Demoncy - Official Website


Black Star Gnosis

United States Country of Origin: United States

1. Across The Setian Planes
2. Ipsissimus Of Shadows
3. Black Star Gnosis
4. Cosmic Curse Invocation
5. Syzygy Of Unholy Trinity
6. De Mysterium Noctis
7. Performing The Ceremonies Of Tragedy
8. Cosmic Curse Expulsion
9. Occultation Of Typhon


Review by Benjamin on January 3, 2024.

It is something of a curiosity that, originating from the primordial soup of 1980s extreme metal, the strain of black metal that has come to define the genre in the minds of many is typically the blasting and sometimes symphonic tremolo attack of the Norwegian and Swedish bands of the mid-1990s. Curious because there are, of course, a number of alternative ways of ritually skinning this particular cat, even if these have typically remained resolutely underground, shunning the festival main stages and glossy magazine features now regularly occupied by the leading lights of the second-wave. Demoncy, a name perhaps referenced more often than listened to, might even make a cogent argument for their brand of black metal as being a truer, more devoutly satanic mode of delivery than the technical wizardry of Scandinavia, favouring instead the kind of churning filth, and pulverising low-end found throughout the spectacular and bleak violence of Black Star Gnosis.

Part of the reason for their alternative, berserker, take on black metal is, of course, down to the fact that Demoncy have been operating in this space since well before the European explosion codified the sub-genre, and can lay claim to being one of the very first US black metal bands, formed as they were in 1989. Never a prolific band, and with a stable line-up only truly crystallising in the past decade, this album is only their sixth across a 30 year existence. As they did on 2015's Empire Of The Fallen Angel (Eternal Black Dominion), Demoncy are therefore making up for lost time, ensuring that they are the owners of a back catalogue of recorded work that matches their lofty reputation as progenitors of a now thriving US black metal community. The most obvious reference points are Von, Beherit and Profanatica / Havohej, but although the band share something with all of these legends, as well as war metal more generally, they conjure a hell of their own across nine tracks, which mix metallic brutality with black ambient soundscapes. The album is, presumably intentionally, and possibly for occult purposes, bookended by ambient intro and outros, and is bisected at the halfway point by another soundscape, with two sets of three black metal offerings taking up the rest of the album. There is something delicious in this symmetry, and the sequencing adds some order and cohesiveness to something that could otherwise be unfocussed, throwing Demoncy's diabolic intent into even sharper relief.

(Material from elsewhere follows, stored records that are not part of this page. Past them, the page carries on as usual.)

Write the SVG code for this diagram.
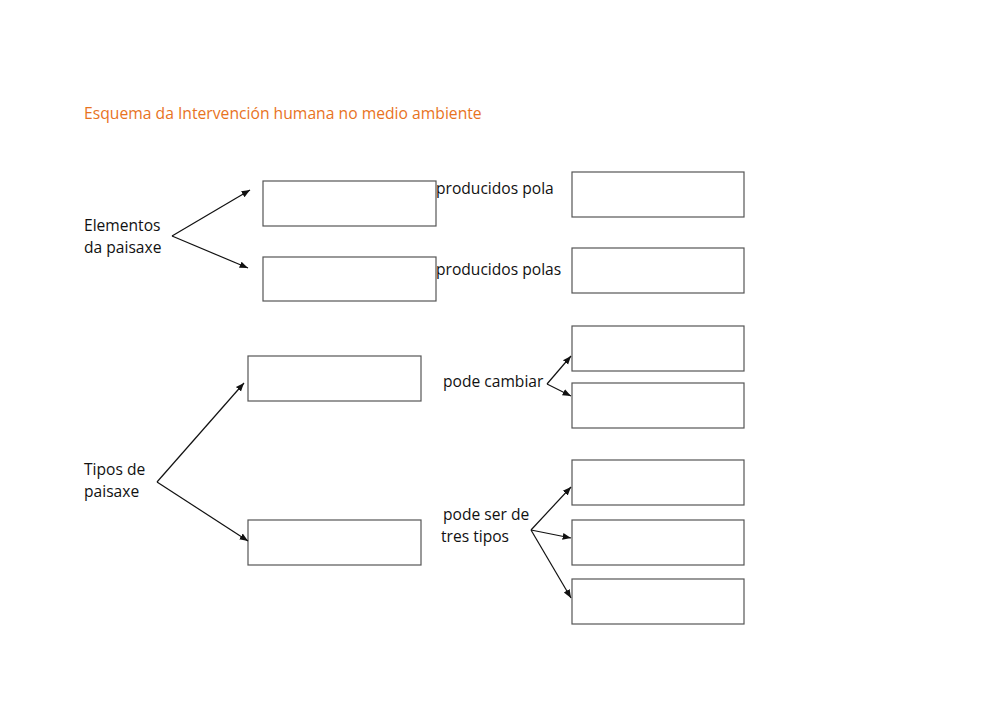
<svg xmlns="http://www.w3.org/2000/svg" width="1000" height="707" viewBox="0 0 1000 707">
<style>
.b{fill:#fff;stroke:#555;stroke-width:1.2}
.t{font-family:"Open Sans","DejaVu Sans",sans-serif;font-size:15.6px;fill:#111}
.c{stroke:#111;stroke-width:1.2;fill:none;marker-end:url(#a)}
</style>
<defs><marker id="a" viewBox="0 0 10 10" refX="10" refY="5" markerWidth="7" markerHeight="7" orient="auto"><path d="M0,1 L10,5 L0,9 z" fill="#111"/></marker></defs>
<rect width="1000" height="707" fill="#fff"/>
<text x="84" y="119" style="font-family:'Open Sans','DejaVu Sans',sans-serif;font-size:15.7px;fill:#e8731e">Esquema da Intervención humana no medio ambiente</text>
<g id="n1"><rect class="b" x="263" y="181" width="173" height="45"/></g>
<g id="n2"><rect class="b" x="263" y="257" width="173" height="44"/></g>
<g id="n3"><rect class="b" x="572" y="172" width="172" height="45"/></g>
<g id="n4"><rect class="b" x="572" y="248" width="172" height="45"/></g>
<g id="n5"><rect class="b" x="248" y="356" width="173" height="45"/></g>
<g id="n6"><rect class="b" x="248" y="520" width="173" height="45"/></g>
<g id="n7"><rect class="b" x="572" y="326" width="172" height="45"/></g>
<g id="n8"><rect class="b" x="572" y="383" width="172" height="45"/></g>
<g id="n9"><rect class="b" x="572" y="460" width="172" height="45"/></g>
<g id="n10"><rect class="b" x="572" y="520" width="172" height="45"/></g>
<g id="n11"><rect class="b" x="572" y="579" width="172" height="45"/></g>
<g id="labels">
<text class="t" x="84" y="231">Elementos</text><text class="t" x="84" y="253">da paisaxe</text>
<text class="t" x="84" y="475">Tipos de</text><text class="t" x="84" y="497">paisaxe</text>
<text class="t" x="436" y="194">producidos pola</text>
<text class="t" x="436" y="275">producidos polas</text>
<text class="t" x="443" y="387">pode cambiar</text>
<text class="t" x="443" y="520">pode ser de</text><text class="t" x="441" y="542">tres tipos</text>
</g>
<g id="connectors">
<path class="c" d="M172,236 L250,190"/>
<path class="c" d="M172,236 L248,268"/>
<path class="c" d="M157,482 L244,383"/>
<path class="c" d="M157,482 L248,541"/>
<path class="c" d="M547,384 L571,356"/>
<path class="c" d="M547,384 L571,396"/>
<path class="c" d="M531,530 L571,487"/>
<path class="c" d="M531,530 L571,538"/>
<path class="c" d="M531,530 L571,598"/>
</g>
</svg>
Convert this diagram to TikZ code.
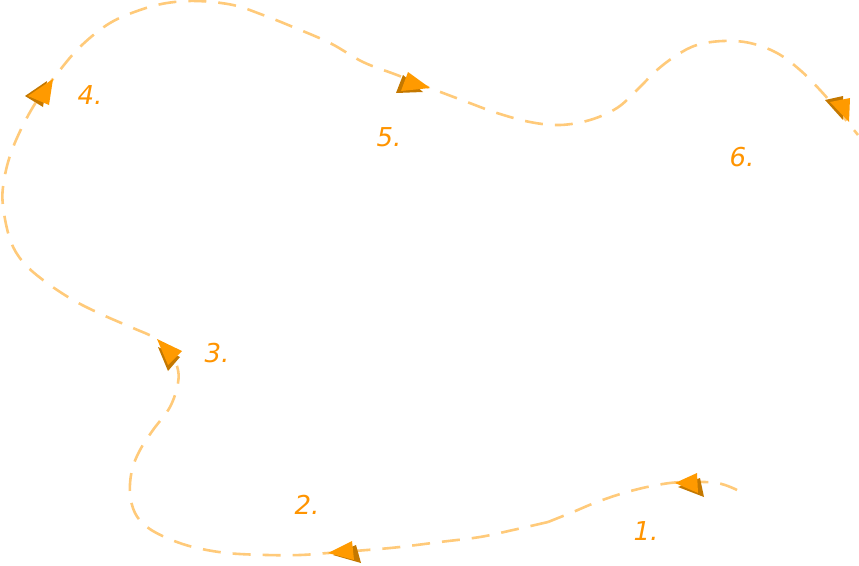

If the above description leaves the listener expecting an onslaught of unlistenable murk, Demoncy in fact hit considerably harder than one might expect, with the feral aggression of tracks such as 'Ipsissimus Of Shadows' verging on old-school death metal at times, bolstered by a thick and tar-like low-end, a stark contrast to the treble-heavy screed of much primitive black metal. The band take the linear, chromatic approach to riffing of classic Von as a starting point, but what they do with it is deeper and arguably more disturbing, with Ixithra’s rasping whisper an authentically terrifying voice that exudes filth and depravity. There is no light, no hope and absolutely no redemption in Demoncy’s relentless darkness, the band utterly rejecting the classic metal melodies that are such a big part of the Scandinavian sound in favour of a queasy churn that is nevertheless totally compelling. Each track is as sulphurous as the last, the infernal riffs piling atop one another, paying tribute to dark gods and masters, and invoking black curses on the rest of humanity, humanity that the band so clearly despise. This listener is too enamoured of the various shapes that black metal has contorted itself into over the decades to suggest that there is a single way that it should be done, but as long as the genre continues to evolve, there should always be a place for the kind of single-minded horror that Demoncy are so adept at conjuring, and Black Star Gnosis is more than good enough to ensure that this will be the case for at least a little while longer.